A magnetorheological damper developed by Strojírna Oslavany with the researchers from the Faculty of Mechanical Engineering, the Brno University of Technology, is ten times faster than other dampers. In cooperation with Škoda Transportation from the PPF Group, they have also been tested. The damper makes it possible to increase the maximum permitted speed of trains and is also more gentle on tracks and switches. Thanks to the rapid onset of the damping force, scientists are thinking that the so-called semi-active damper could react immediately to changes on the track or on the road based on signals from various sensors.

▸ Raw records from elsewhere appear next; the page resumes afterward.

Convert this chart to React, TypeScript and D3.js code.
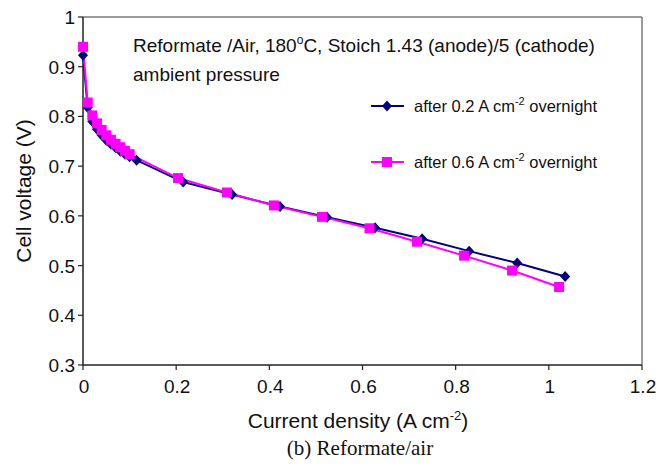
import React from "react";
import * as d3 from "d3";

const xTicks = [0, 0.2, 0.4, 0.6, 0.8, 1, 1.2];
const yTicks = [0.3, 0.4, 0.5, 0.6, 0.7, 0.8, 0.9, 1];

const navyX = [0, 0.01, 0.02, 0.03, 0.04, 0.05, 0.06, 0.07, 0.08, 0.09, 0.1, 0.115, 0.215, 0.32, 0.423, 0.524, 0.627, 0.728, 0.829, 0.932, 1.035];
const navyY = [0.923, 0.818, 0.79, 0.774, 0.762, 0.752, 0.744, 0.737, 0.73, 0.724, 0.719, 0.712, 0.668, 0.643, 0.619, 0.597, 0.576, 0.554, 0.529, 0.505, 0.478];

const pinkX = [0, 0.01, 0.02, 0.03, 0.04, 0.05, 0.06, 0.07, 0.08, 0.09, 0.1, 0.204, 0.309, 0.41, 0.513, 0.615, 0.717, 0.818, 0.921, 1.022];
const pinkY = [0.94, 0.828, 0.802, 0.786, 0.773, 0.762, 0.753, 0.745, 0.738, 0.731, 0.724, 0.676, 0.647, 0.621, 0.598, 0.575, 0.548, 0.52, 0.49, 0.457];

const NAVY = "#000080";
const PINK = "#ff00ff";
const SANS = "'Liberation Sans', Arial, sans-serif";

export default function App() {
  const left = 83, right = 642, top = 17, bottom = 365;
  const x = d3.scaleLinear().domain([0, 1.2]).range([left, right]);
  const y = d3.scaleLinear().domain([0.3, 1]).range([bottom, top]);
  const line = d3.line<[number, number]>().x((d) => x(d[0])).y((d) => y(d[1]));
  const navy: [number, number][] = navyX.map((v, i) => [v, navyY[i]]);
  const pink: [number, number][] = pinkX.map((v, i) => [v, pinkY[i]]);
  const diamond = (cx: number, cy: number) => `M${cx},${cy - 5.5}L${cx + 5},${cy}L${cx},${cy + 5.5}L${cx - 5},${cy}Z`;

  return (
    <svg width={672} height={465} style={{ position: "absolute", left: 0, top: 0, background: "#fff" }} fontFamily={SANS}>
      <rect x={0} y={0} width={672} height={465} fill="#fff" />
      {/* frame */}
      <line x1={left} y1={top} x2={right} y2={top} stroke="#7a7a7a" strokeWidth={1.5} />
      <line x1={right} y1={top} x2={right} y2={bottom} stroke="#7a7a7a" strokeWidth={1.5} />
      <line x1={left} y1={top} x2={left} y2={bottom} stroke="#222" strokeWidth={1.5} />
      <line x1={left} y1={bottom} x2={right} y2={bottom} stroke="#222" strokeWidth={1.5} />
      {yTicks.map((t) => (
        <g key={"y" + t}>
          <line x1={left - 5} x2={left} y1={y(t)} y2={y(t)} stroke="#222" strokeWidth={1.2} />
          <text x={left - 8} y={y(t) + 7} fontSize={19} textAnchor="end" fill="#111">{t}</text>
        </g>
      ))}
      {xTicks.map((t) => (
        <g key={"x" + t}>
          <line x1={x(t)} x2={x(t)} y1={bottom} y2={bottom + 5} stroke="#222" strokeWidth={1.2} />
          <text x={x(t) + 1} y={bottom + 28} fontSize={19} textAnchor="middle" fill="#111">{t}</text>
        </g>
      ))}
      <text transform={`translate(31,${(top + bottom) / 2}) rotate(-90)`} fontSize={21} textAnchor="middle" fill="#111">Cell voltage (V)</text>
      <text x={358} y={428} fontSize={21} textAnchor="middle" fill="#111">
        Current density (A cm<tspan dy={-8} fontSize={13}>-2</tspan><tspan dy={8}>)</tspan>
      </text>
      <text x={360} y={455} fontSize={21} textAnchor="middle" fill="#111" fontFamily="'Liberation Serif', 'Times New Roman', serif">(b) Reformate/air</text>

      {/* series */}
      <path d={line(navy) || ""} fill="none" stroke={NAVY} strokeWidth={2} />
      <path d={line(pink) || ""} fill="none" stroke={PINK} strokeWidth={2} />
      {navy.map((d, i) => (
        <path key={"n" + i} d={diamond(x(d[0]), y(d[1]))} fill={NAVY} />
      ))}
      {pink.map((d, i) => (
        <rect key={"p" + i} x={x(d[0]) - 5} y={y(d[1]) - 5} width={10} height={10} fill={PINK} />
      ))}

      {/* annotation */}
      <text x={133} y={52} fontSize={19} fill="#111">
        Reformate /Air, 180<tspan dy={-8} fontSize={12}>o</tspan><tspan dy={8}>C, Stoich 1.43 (anode)/5 (cathode)</tspan>
      </text>
      <text x={133} y={81} fontSize={19} fill="#111">ambient pressure</text>

      {/* legend */}
      <line x1={371} x2={404} y1={106} y2={106} stroke={NAVY} strokeWidth={2} />
      <path d={diamond(387, 106)} fill={NAVY} />
      <text x={414} y={112} fontSize={16.5} fill="#111">
        after 0.2 A cm<tspan dy={-7} fontSize={11}>-2</tspan><tspan dy={7}> overnight</tspan>
      </text>
      <line x1={371} x2={404} y1={162} y2={162} stroke={PINK} strokeWidth={2} />
      <rect x={387 - 5} y={162 - 5} width={10} height={10} fill={PINK} />
      <text x={414} y={168} fontSize={16.5} fill="#111">
        after 0.6 A cm<tspan dy={-7} fontSize={11}>-2</tspan><tspan dy={7}> overnight</tspan>
      </text>
    </svg>
  );
}
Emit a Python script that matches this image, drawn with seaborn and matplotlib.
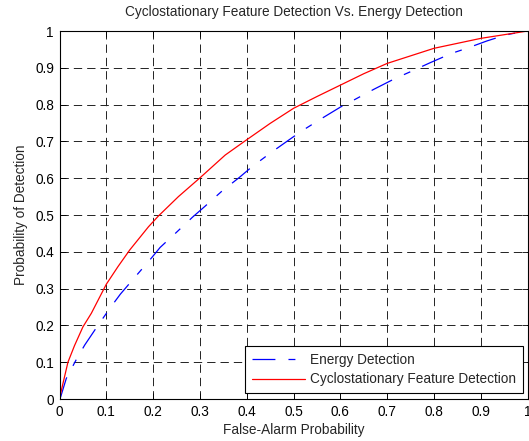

The principle of a magnetorheological damper has been known for a long time: it uses a special liquid in which small iron particles about the size of a few micrometres are dispersed. When a magnetic field is created in the damper by an electric current, the iron particles are chained in such a way that they put up more resistance when the liquid flows through the piston, thus increasing the damping force. The result is a damper whose force can be easily regulated.
The researchers from the Brno Faculty of Mechanical Engineering have figured out how to significantly speed up these dampers. "When we apply an electric current to an electromagnetic coil, it takes a while for the required magnitude of the magnetic field to form and the iron particles to condense in the liquid. This time response is usually from 20 to 300 milliseconds, depending on the size of the damper. If we want the damper to react immediately to, for example, uneven road surfaces, such a response is relatively slow. We managed to reduce the time response of the damper to 1.2 to 1.5 milliseconds, so we are more than ten times faster," the researcher Michal Kubík from the Institute of Machine and Industrial Design, FME BUT, explains. Just for comparison: one blink of the human eye takes about 100 to 150 milliseconds, a hundred times longer than the new damper can respond.
Thanks to the rapid response, scientists are thinking about so-called semi-active regulation. The damper would be connected to sensors and a control unit that would regulate the damping force in real time. The researchers from Strojírna Oslavany and BUT see great potential in the application of a fast damper on the rail vehicle chassis. "Specifically, we are working on a vibration damper that dampens unwanted chassis vibrations when a certain speed is exceeded. Under certain conditions, this unwanted movement can cause the train to derail, and in order not to do so, the locomotives have a given maximum permitted speed. Our goal is to increase the speed of the locomotive with the help of new dampers. In addition, these dampers are more gentle on the rails. When passing through switches or curves at low speed, the dampers will not exert an unnecessarily large force, which will reduce the wear on the vehicle and infrastructure and thus the subsequent maintenance costs,” Kubík explains.
The researchers have developed two dampers: slower, called adaptive, and the mentioned above fast, or semi-active. At first glance, the difference between them is one: semi-active has grooves in the piston, which eliminate the formation of electric eddy currents and thus reduce the time response. "It looks simple, but it took us several years of development. The width, depth, number and location of the grooves have a great influence on the function, it was not easy to develop an ideal variant," Kubík says. While the semi-active damper has so far only been tested in the laboratory, its "generation older" version, the so-called adaptive damper, has already been tested on the rails. "We tested the dampers on a test rail in Minden, Germany, on our products. I have to praise the cooperation with experts from BUT and I firmly believe that their innovations will prevail on the market," Petr Špalek, the chief engineer from Škoda Transportation added.
BUT even has a patented technical solution. The development took place within the title of grants of the Ministry of Industry and Trade of the Czech Republic.